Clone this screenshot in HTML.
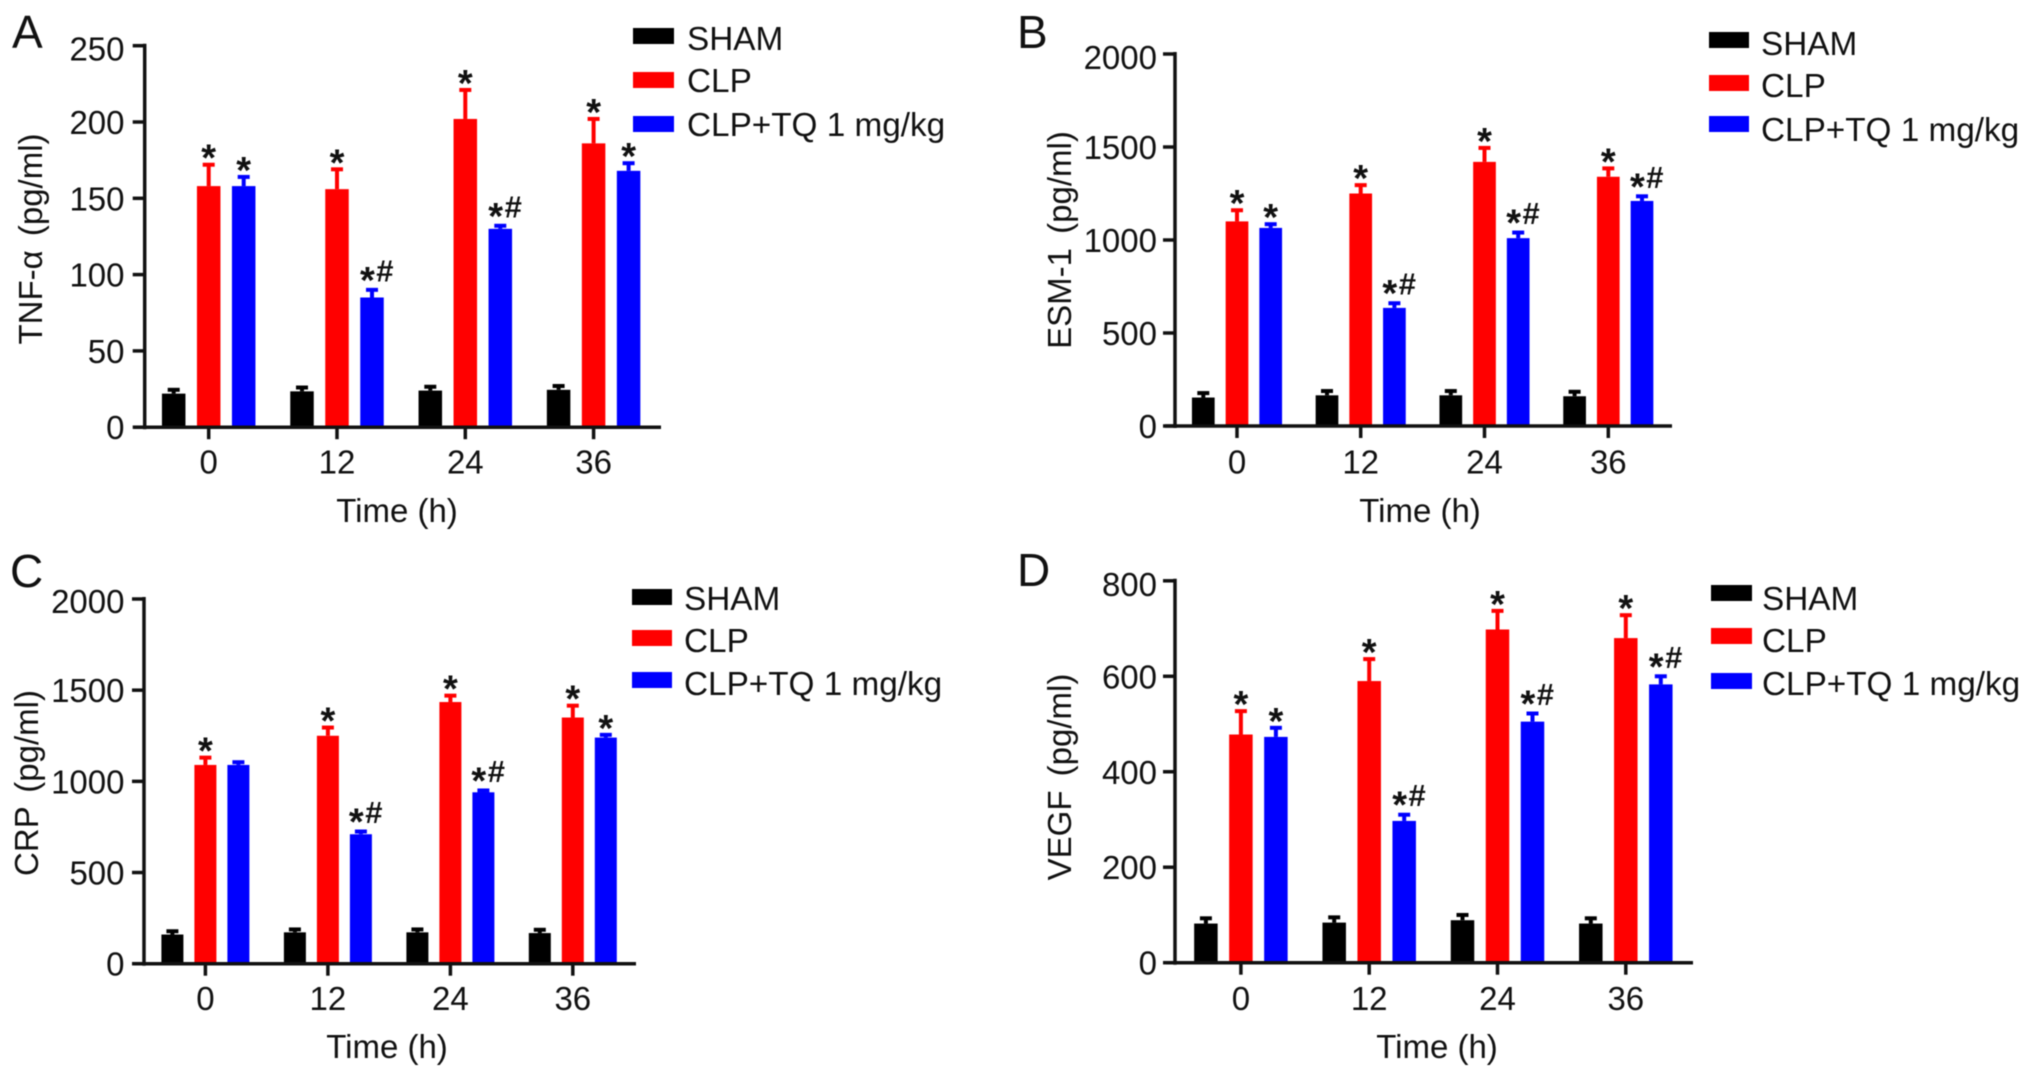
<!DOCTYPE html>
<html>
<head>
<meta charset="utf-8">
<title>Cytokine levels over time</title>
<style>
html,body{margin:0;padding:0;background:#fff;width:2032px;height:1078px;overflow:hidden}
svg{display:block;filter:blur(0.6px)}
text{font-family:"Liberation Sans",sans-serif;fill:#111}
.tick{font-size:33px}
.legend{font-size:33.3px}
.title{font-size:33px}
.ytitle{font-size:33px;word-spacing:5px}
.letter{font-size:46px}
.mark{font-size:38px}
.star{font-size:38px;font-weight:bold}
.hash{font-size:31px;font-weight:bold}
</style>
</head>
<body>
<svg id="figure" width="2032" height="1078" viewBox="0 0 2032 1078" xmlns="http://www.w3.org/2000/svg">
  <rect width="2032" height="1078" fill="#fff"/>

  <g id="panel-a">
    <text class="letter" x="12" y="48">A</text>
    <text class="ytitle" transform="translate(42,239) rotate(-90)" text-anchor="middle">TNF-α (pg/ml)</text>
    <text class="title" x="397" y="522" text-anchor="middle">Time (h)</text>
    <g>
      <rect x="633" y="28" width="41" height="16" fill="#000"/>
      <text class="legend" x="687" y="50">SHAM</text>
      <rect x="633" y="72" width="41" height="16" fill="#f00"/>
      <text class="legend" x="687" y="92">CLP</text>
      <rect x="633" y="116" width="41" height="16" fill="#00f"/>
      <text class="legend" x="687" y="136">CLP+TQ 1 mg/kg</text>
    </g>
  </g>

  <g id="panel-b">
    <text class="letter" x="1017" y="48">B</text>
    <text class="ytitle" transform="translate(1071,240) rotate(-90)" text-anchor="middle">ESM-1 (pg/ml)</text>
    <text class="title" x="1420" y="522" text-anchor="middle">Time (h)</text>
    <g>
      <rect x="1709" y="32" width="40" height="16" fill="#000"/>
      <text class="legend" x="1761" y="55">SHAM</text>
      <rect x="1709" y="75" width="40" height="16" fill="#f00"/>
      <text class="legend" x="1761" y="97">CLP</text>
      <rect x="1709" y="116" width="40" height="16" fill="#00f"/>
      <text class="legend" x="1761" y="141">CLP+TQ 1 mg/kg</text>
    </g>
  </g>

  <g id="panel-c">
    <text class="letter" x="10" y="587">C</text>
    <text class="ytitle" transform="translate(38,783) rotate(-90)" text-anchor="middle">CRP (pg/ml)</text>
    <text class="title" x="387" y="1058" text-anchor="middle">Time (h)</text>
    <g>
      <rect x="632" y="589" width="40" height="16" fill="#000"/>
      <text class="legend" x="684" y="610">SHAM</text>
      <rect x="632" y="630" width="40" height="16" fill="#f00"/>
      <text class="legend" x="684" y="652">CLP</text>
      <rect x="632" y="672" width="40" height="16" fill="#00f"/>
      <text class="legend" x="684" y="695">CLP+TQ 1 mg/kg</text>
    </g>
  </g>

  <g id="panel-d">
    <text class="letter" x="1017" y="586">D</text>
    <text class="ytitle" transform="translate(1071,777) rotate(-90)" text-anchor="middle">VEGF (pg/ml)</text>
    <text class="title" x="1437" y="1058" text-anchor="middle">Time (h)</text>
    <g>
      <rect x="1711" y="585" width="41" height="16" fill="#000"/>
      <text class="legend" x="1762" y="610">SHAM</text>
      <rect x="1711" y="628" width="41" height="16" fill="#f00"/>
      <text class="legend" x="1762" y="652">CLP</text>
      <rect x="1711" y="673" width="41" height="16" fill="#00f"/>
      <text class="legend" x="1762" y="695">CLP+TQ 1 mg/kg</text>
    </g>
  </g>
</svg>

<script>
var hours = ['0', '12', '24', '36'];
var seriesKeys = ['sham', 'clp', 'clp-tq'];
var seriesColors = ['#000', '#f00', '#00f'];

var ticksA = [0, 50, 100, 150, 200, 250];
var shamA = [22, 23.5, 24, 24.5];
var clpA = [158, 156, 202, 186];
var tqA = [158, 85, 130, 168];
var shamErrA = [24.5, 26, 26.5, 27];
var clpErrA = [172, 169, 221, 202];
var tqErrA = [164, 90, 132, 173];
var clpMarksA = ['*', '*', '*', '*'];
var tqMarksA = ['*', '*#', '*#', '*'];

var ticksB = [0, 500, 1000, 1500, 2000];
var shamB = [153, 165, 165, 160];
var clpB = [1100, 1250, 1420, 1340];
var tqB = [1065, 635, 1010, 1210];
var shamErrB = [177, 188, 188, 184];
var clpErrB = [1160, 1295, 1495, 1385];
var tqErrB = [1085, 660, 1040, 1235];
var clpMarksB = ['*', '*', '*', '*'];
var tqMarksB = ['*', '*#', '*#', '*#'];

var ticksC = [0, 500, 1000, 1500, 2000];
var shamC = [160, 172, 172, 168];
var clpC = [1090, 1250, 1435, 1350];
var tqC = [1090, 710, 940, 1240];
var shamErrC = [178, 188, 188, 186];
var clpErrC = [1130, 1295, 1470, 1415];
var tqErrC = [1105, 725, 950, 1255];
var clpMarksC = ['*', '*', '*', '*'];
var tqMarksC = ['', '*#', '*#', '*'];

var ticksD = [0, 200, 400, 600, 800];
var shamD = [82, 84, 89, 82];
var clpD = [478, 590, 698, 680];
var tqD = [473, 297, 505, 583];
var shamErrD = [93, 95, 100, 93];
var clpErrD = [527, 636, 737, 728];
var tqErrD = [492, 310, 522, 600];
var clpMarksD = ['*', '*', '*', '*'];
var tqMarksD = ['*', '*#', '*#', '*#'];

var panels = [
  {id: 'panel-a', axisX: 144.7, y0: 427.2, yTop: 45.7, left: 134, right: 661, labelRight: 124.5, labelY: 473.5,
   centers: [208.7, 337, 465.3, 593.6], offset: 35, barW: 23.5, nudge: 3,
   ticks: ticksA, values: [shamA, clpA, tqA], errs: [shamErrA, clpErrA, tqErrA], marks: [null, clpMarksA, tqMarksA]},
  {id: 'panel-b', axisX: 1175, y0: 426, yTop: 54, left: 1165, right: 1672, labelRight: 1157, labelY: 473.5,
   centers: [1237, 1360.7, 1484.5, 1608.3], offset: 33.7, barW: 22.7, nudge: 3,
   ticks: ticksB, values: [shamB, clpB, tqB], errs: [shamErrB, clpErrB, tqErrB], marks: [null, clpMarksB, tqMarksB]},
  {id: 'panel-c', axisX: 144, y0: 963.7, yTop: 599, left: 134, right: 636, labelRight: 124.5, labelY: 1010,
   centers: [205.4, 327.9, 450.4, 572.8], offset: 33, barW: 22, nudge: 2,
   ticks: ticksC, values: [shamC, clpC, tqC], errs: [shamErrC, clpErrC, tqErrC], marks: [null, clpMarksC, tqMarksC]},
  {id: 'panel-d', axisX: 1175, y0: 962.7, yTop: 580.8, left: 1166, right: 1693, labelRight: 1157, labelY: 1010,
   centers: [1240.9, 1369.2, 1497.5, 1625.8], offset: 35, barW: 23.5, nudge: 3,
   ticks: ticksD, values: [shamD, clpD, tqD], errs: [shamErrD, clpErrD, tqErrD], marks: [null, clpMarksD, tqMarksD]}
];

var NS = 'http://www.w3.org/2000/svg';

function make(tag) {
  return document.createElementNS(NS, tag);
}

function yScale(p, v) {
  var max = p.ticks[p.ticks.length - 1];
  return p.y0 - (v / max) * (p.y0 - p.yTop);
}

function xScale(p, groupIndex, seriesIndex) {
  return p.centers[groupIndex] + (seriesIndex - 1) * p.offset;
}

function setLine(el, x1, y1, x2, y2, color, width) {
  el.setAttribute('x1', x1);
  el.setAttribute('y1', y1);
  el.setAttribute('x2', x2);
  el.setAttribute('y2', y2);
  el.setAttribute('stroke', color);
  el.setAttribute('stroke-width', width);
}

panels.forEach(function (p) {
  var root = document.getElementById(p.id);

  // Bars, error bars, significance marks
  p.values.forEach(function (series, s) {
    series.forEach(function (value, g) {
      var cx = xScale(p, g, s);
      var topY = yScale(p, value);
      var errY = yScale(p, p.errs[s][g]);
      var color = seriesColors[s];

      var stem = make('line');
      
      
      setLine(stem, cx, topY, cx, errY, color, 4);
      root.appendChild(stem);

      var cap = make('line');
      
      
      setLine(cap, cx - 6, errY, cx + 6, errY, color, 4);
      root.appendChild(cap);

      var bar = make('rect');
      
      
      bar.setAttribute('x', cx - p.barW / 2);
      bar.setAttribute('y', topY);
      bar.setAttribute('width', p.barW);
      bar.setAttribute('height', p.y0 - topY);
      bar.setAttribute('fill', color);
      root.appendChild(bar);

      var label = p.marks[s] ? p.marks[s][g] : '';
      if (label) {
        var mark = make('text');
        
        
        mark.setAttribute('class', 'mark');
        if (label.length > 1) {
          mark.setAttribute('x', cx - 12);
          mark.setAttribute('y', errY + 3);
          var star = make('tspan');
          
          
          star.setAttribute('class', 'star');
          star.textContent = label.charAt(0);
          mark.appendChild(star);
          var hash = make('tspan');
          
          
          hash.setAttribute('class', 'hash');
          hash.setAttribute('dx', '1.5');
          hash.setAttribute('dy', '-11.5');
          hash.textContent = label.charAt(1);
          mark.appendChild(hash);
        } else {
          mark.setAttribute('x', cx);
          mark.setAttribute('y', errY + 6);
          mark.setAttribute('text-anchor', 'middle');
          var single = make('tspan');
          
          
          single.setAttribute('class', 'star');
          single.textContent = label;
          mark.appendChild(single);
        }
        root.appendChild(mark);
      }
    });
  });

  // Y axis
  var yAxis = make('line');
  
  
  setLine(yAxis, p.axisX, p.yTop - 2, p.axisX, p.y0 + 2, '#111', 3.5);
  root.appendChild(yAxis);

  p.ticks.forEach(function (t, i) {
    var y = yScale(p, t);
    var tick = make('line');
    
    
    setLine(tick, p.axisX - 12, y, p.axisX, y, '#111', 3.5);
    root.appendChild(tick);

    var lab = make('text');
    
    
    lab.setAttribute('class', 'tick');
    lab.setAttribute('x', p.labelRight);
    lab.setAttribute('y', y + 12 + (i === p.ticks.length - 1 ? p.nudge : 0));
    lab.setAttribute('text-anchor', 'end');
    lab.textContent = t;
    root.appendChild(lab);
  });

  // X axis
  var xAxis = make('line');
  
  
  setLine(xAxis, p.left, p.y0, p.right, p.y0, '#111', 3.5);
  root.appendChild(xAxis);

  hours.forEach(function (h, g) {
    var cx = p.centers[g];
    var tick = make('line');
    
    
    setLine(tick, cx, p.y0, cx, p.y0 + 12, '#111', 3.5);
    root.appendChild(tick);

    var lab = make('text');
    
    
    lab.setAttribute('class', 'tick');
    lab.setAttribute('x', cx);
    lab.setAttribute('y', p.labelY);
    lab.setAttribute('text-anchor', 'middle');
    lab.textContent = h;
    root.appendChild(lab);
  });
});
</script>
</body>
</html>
┄┄┄┄┄┄┄┄┄┄┄┄┄┄┄┄┄┄┄┄
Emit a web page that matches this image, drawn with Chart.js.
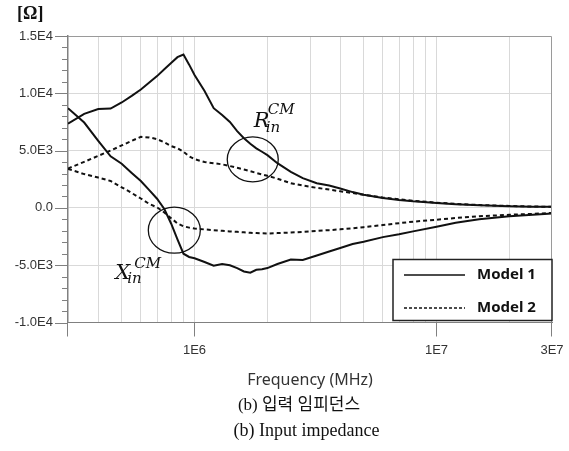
┄┄┄┄┄┄┄┄┄┄┄┄┄┄┄┄┄┄┄┄
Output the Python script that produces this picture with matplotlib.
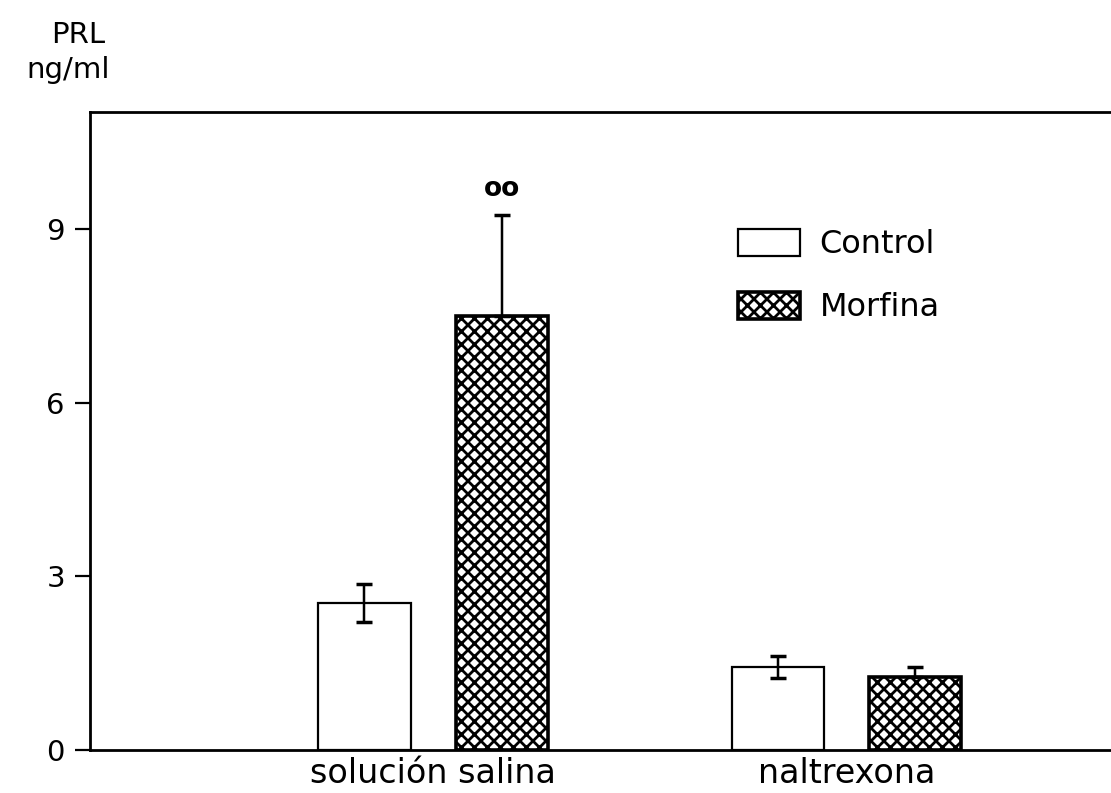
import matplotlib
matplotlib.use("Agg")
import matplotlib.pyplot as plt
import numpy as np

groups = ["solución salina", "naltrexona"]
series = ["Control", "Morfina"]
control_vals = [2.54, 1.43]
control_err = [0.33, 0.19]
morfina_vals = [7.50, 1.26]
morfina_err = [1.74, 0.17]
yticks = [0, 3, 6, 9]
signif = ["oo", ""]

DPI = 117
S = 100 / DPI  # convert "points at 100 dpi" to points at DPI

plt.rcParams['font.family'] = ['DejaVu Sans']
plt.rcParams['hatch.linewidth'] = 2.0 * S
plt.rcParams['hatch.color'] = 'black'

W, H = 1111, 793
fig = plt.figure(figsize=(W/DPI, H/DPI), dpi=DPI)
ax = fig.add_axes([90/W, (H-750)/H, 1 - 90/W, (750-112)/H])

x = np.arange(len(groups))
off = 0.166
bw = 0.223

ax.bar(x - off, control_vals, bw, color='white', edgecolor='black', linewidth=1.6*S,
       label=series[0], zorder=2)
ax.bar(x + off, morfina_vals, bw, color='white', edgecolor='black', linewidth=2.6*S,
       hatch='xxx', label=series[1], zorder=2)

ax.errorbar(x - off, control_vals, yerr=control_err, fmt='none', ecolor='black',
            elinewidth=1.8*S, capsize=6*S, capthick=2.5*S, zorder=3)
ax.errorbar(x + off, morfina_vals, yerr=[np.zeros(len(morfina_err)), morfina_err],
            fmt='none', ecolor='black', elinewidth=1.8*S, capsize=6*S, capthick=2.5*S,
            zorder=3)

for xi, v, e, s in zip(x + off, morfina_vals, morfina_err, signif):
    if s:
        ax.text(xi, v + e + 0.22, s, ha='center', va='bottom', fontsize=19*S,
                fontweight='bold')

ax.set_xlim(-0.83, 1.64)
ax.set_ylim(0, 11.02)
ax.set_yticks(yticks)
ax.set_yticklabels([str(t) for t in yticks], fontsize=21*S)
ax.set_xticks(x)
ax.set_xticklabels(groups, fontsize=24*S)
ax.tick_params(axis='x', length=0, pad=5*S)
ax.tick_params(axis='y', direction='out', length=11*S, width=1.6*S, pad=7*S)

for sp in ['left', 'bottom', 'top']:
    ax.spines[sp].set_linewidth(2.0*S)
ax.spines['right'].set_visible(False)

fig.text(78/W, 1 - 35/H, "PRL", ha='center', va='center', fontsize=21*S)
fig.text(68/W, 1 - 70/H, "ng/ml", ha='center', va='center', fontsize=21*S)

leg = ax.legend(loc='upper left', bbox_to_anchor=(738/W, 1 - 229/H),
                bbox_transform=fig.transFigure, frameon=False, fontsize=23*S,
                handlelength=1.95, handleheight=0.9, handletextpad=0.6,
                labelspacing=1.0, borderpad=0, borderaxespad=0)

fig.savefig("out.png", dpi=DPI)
┄┄┄┄┄┄┄┄┄┄┄┄┄┄┄┄┄┄┄┄
Goal - Everything from the line with "Output the Python" down to the line with "hatch='xxx', label=series[1], zorder=2)" in the data above should be copied exactly, with both end lines kept and the pictures left out.

Written response -
Output the Python script that produces this picture with matplotlib.
import matplotlib
matplotlib.use("Agg")
import matplotlib.pyplot as plt
import numpy as np

groups = ["solución salina", "naltrexona"]
series = ["Control", "Morfina"]
control_vals = [2.54, 1.43]
control_err = [0.33, 0.19]
morfina_vals = [7.50, 1.26]
morfina_err = [1.74, 0.17]
yticks = [0, 3, 6, 9]
signif = ["oo", ""]

DPI = 117
S = 100 / DPI  # convert "points at 100 dpi" to points at DPI

plt.rcParams['font.family'] = ['DejaVu Sans']
plt.rcParams['hatch.linewidth'] = 2.0 * S
plt.rcParams['hatch.color'] = 'black'

W, H = 1111, 793
fig = plt.figure(figsize=(W/DPI, H/DPI), dpi=DPI)
ax = fig.add_axes([90/W, (H-750)/H, 1 - 90/W, (750-112)/H])

x = np.arange(len(groups))
off = 0.166
bw = 0.223

ax.bar(x - off, control_vals, bw, color='white', edgecolor='black', linewidth=1.6*S,
       label=series[0], zorder=2)
ax.bar(x + off, morfina_vals, bw, color='white', edgecolor='black', linewidth=2.6*S,
       hatch='xxx', label=series[1], zorder=2)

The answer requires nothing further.